--- begin Provided information ---
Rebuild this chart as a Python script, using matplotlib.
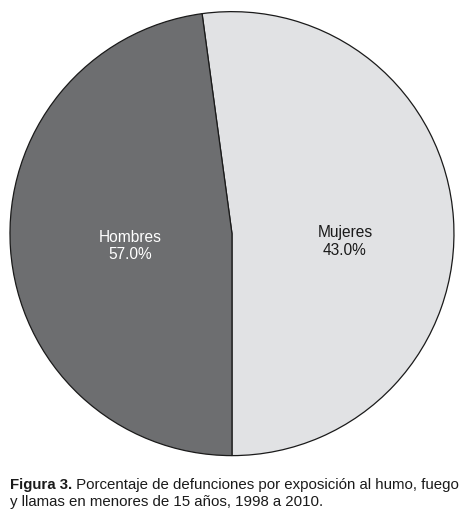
import matplotlib
matplotlib.use("Agg")
import matplotlib.pyplot as plt
import numpy as np

plt.rcParams['font.family'] = ['Liberation Sans', 'DejaVu Sans']

# shares as drawn in the figure (the printed labels say 43.0 / 57.0)
categories = ["Mujeres", "Hombres"]
shares = [52.15, 47.85]
pct_labels = ["43.0%", "57.0%"]
colors = ["#e1e2e4", "#6d6e70"]
text_colors = ["#1a1a1a", "#ffffff"]

caption_bold = "Figura 3."
caption_line1 = " Porcentaje de defunciones por exposición al humo, fuego"
caption_line2 = "y llamas en menores de 15 años, 1998 a 2010."

fig = plt.figure(figsize=(4.62, 5.25), dpi=100)
ax = fig.add_axes([0.0216, 0.132, 0.961, 0.846])

wedges, _ = ax.pie(shares, colors=colors, startangle=-90, counterclock=True,
                   wedgeprops=dict(edgecolor="#1a1a1a", linewidth=0.9))
ax.set_xlim(-1, 1)
ax.set_ylim(-1, 1)
ax.set_aspect("equal")
ax.axis("off")

# label positions
offsets = [(0.51, -0.07), (0.46, -0.024)]
for w, name, pct, tc, (r, dy) in zip(wedges, categories, pct_labels, text_colors, offsets):
    mid = np.deg2rad((w.theta1 + w.theta2) / 2)
    ax.text(r * np.cos(mid), r * np.sin(mid) + dy, name + "\n" + pct,
            ha="center", va="center", color=tc, fontsize=11.2, linespacing=1.2)

t = fig.text(10 / 462, 1 - 489 / 525, caption_bold, fontsize=10.8,
             fontweight="bold", color="#1a1a1a", ha="left", va="baseline")
fig.canvas.draw()
bb = t.get_window_extent()
fig.text(bb.x1 / fig.bbox.width, 1 - 489 / 525, caption_line1, fontsize=10.8,
         color="#1a1a1a", ha="left", va="baseline")
fig.text(10 / 462, 1 - 506 / 525, caption_line2, fontsize=10.8,
         color="#1a1a1a", ha="left", va="baseline")

fig.savefig("out.png", dpi=100)
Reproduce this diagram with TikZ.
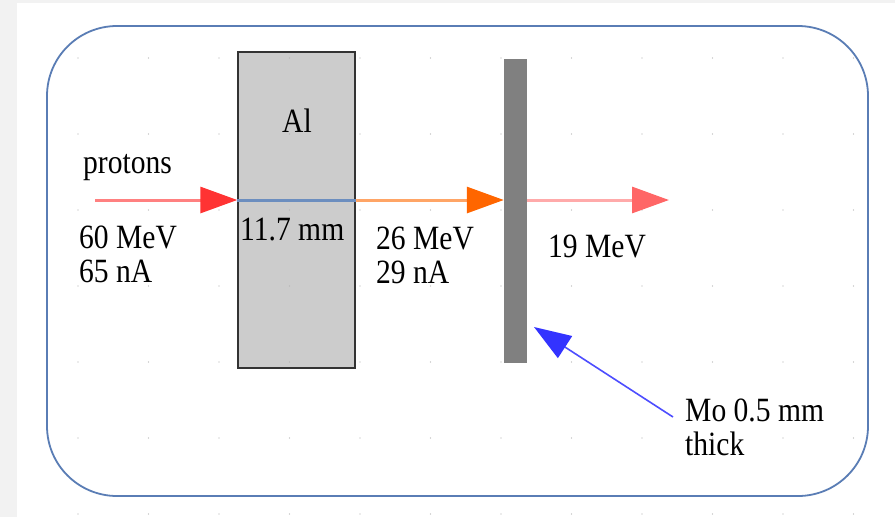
\documentclass[tikz,border=0pt]{standalone}
\usepackage{fontspec}
\setmainfont{Liberation Serif}[FakeStretch=0.87]
\usetikzlibrary{arrows.meta}
\definecolor{bgray}{HTML}{F2F2F2}
\definecolor{frameblue}{HTML}{5A7DB5}
\definecolor{alfill}{HTML}{CCCCCC}
\definecolor{mofill}{HTML}{808080}
\definecolor{redline}{HTML}{FF8080}
\definecolor{redhead}{HTML}{FF3333}
\definecolor{steel}{HTML}{6C8EBF}
\definecolor{orline}{HTML}{FFA566}
\definecolor{orhead}{HTML}{FF6600}
\definecolor{pkline}{HTML}{FFAAAA}
\definecolor{pkhead}{HTML}{FF6666}
\definecolor{blline}{HTML}{4D4DFF}
\definecolor{blhead}{HTML}{3333FF}
\definecolor{dotgray}{HTML}{B0B0B0}
\tikzset{
  lbl/.style={inner sep=0pt, anchor=base west, align=left, font=\fontsize{34}{34}\selectfont, text=black},
  beam/.style={line width=3pt},
  bighead/.style={-{Triangle[length=37pt,width=26pt,color=#1]}},
}
\begin{document}
\begin{tikzpicture}[x=1pt,y=-1pt]
\useasboundingbox (0,0) rectangle (895,517);
\fill[bgray] (0,0) rectangle (895,517);
\fill[white] (17,3) rectangle (895,517);
% frame
\draw[frameblue, line width=1.8pt, rounded corners=70pt] (47,26) rectangle (868,496);
% Al block
\node[draw=black!80, line width=1.4pt, fill=alfill, minimum width=117pt, minimum height=316pt, inner sep=0pt] (al) at (296.5,210) {};
% grid dots
\foreach \i in {0,...,11} {
  \foreach \j in {0,...,6} {
    \fill[dotgray] (78+70.5*\i, 58+76*\j) circle (0.7pt);
  }
}
% Mo bar
\node[fill=mofill, minimum width=23pt, minimum height=304pt, inner sep=0pt] (mo) at (515.5,211) {};
% beam coordinates
\coordinate (src) at (95,200);
\coordinate (out) at (669,200);
\coordinate (moarrow) at (673,417);
\coordinate (motip) at (534,327);
% beams
\draw[beam, redline, bighead=redhead] (src) -- (al.west |- src);
\draw[beam, steel] (al.west |- src) -- (al.east |- src);
\draw[beam, orline, bighead=orhead] (al.east |- src) -- (mo.west |- src);
\draw[beam, pkline, bighead=pkhead] (mo.east |- src) -- (out);
\draw[line width=1.6pt, blline, bighead=blhead] (moarrow) -- (motip);
% labels
\node[lbl] (tprot) at (83,173) {protons};
\node[lbl] (tin) at (79,282) {60 MeV\\65 nA};
\node[lbl, anchor=base] (tal) at (297,132) {Al};
\node[lbl] (tthick) at (240,240) {11.7 mm};
\node[lbl] (tmid) at (376,283) {26 MeV\\29 nA};
\node[lbl] (tout) at (548,257) {19 MeV};
\node[lbl] (tmo) at (685,455) {Mo 0.5 mm\\thick};
\end{tikzpicture}
\end{document}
--- end Provided information ---
*What needs to be done*. The lines from the start of the entries above through the one containing "ax = fig.add_axes([0.0216, 0.132, 0.961, 0.846])" are to be retyped exactly, and no others. Pictures are left out.

*Result below*.
Rebuild this chart as a Python script, using matplotlib.
import matplotlib
matplotlib.use("Agg")
import matplotlib.pyplot as plt
import numpy as np

plt.rcParams['font.family'] = ['Liberation Sans', 'DejaVu Sans']

# shares as drawn in the figure (the printed labels say 43.0 / 57.0)
categories = ["Mujeres", "Hombres"]
shares = [52.15, 47.85]
pct_labels = ["43.0%", "57.0%"]
colors = ["#e1e2e4", "#6d6e70"]
text_colors = ["#1a1a1a", "#ffffff"]

caption_bold = "Figura 3."
caption_line1 = " Porcentaje de defunciones por exposición al humo, fuego"
caption_line2 = "y llamas en menores de 15 años, 1998 a 2010."

fig = plt.figure(figsize=(4.62, 5.25), dpi=100)
ax = fig.add_axes([0.0216, 0.132, 0.961, 0.846])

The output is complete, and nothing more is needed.